# Thinking about chickens



## TexasRanger (Feb 2, 2010)

Since I've stopped breeding goats entirely (too hard to find good homes for the babies in this area, good vet is hard to get in contact with, etc) I'm thinking of getting a few chickens (3 or 5). 

I have had chickens in the past. I lived in a suburban neighborhood that allowed chickens and goats. I had three that gave me no problems and layed some good eggs. Love the taste of home raised eggs better then the store bought ones, probably just a personal thing. 

Some questions I have:

1. What would be a good breed for where I live? In the summer it can get over 100 and in the winter down into the 20s. I live in Southwest Texas. 
2. What would the best feed be? Are FlockBlocks good? Good brand of Oyster Shells (I've read you need them for the egg shells). 
3. Good type of coop that keeps predators out? It will be in a side pen in my goat pasture. We do have foxes, raccoons, opossums, feral cats, hawks and crows. 

Thanks.


----------



## ksalvagno (Oct 6, 2009)

Most of the egg laying breeds would be fine for you. I really like my Golden Laced Wyandotts and Partridge Rocks. I also want to try Delaware. Golden Buff is always a very good egg layer.

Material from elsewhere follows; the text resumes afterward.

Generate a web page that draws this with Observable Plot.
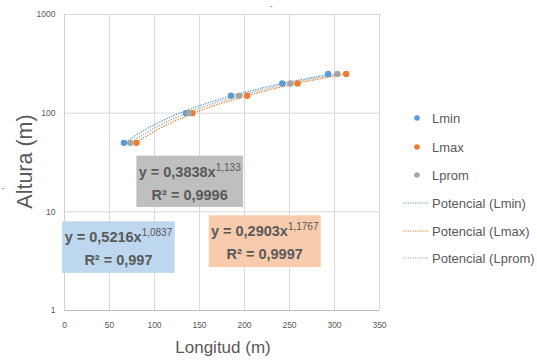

I would suggest getting a catalog from somewhere like Meyer Hatchery. They have all the info on all the breeds that they sell and will give info on hot or cold hearty.

Hard to say on feed since it seems like feed is so different in different parts of the country. I personally like ADM Egg Maker so you could always look up the tag on that and go from there.

There are so many new types of chicken coops and it all depends on what you would want to spend. There are some really nice looking chicken coops that would also be very predator proof. Just do a search on it.


----------